When solving algebraic equations, the order of operations is crucial. This process ensures that we handle each component of the equation correctly. Consider the equation "\(2d + 10 = 0\)". The first step involves identifying which operations are being performed in the equation:

• In the left side, there is addition and multiplication present: "addition by 10" and "multiplication by 2" with the variable \(d\).
• The goal is to undo these operations in a strategic manner.

Generally, we work from the outermost operation to the innermost. This means that we may start by reversing addition or subtraction before dealing with multiplication or division. Here, subtracting 10 is the first logical operation to perform. This is because it directly counteracts the addition of 10 in the equation. By subtracting 10 from both sides, we maintain the balance of the equation and start the process of isolating our variable \(d\).

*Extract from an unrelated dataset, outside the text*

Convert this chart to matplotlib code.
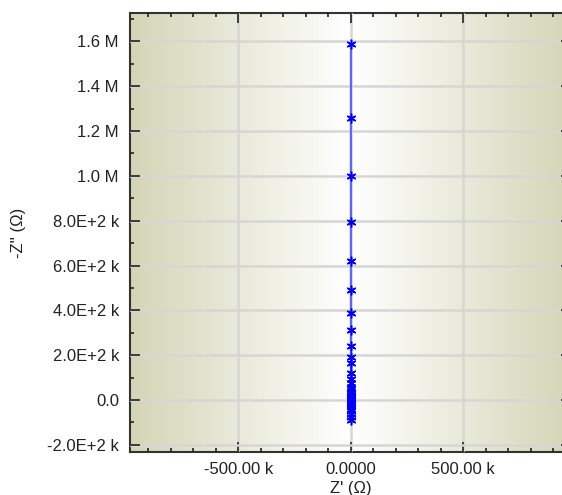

Isolating variables involves getting the variable of interest alone on one side of the equation. This is essential to solve for the variable's value effectively. Here, our main objective is to isolate \(d\) in the equation "\(2d + 10 = 0\)".After subtracting 10 from both sides of the equation, we get "\(2d = -10\)". At this stage, \(d\) is still not isolated because it is part of the term "2d". The multiplication by 2 is the last operation that needs to be undone. We address this by dividing both sides of the equation by 2. As division is the inverse of multiplication, it successfully isolates \(d\):

• The left side becomes: \(2d/2 = d\).
• The right side becomes: \(-10/2 = -5\).

Thus, when we isolate \(d\), we discover that \(d = -5\). Isolating variables is like peeling away layers, one step at a time.

Algebraic simplification is the process of making an equation as straightforward as possible. Simplification means reducing expressions to their simplest form. Let's simplify the equation "\(2d = -10\)" to find \(d\). Here, simplification involves performing straightforward arithmetic operations like:

• Cancel addition or subtraction with their opposites, as we did with "\(+10\) and \(-10\)".
• Use division to eliminate the coefficient from the variable term, which we did by dividing "2" on both sides.

By stripping away extra terms and coefficients, simplification helps us express equations clearly. It ensures our solution – here, \(d = -5\) – is neatly packaged without extra clutter. Simplification provides clarity, making the solutions easily interpretable for continued use in problem-solving.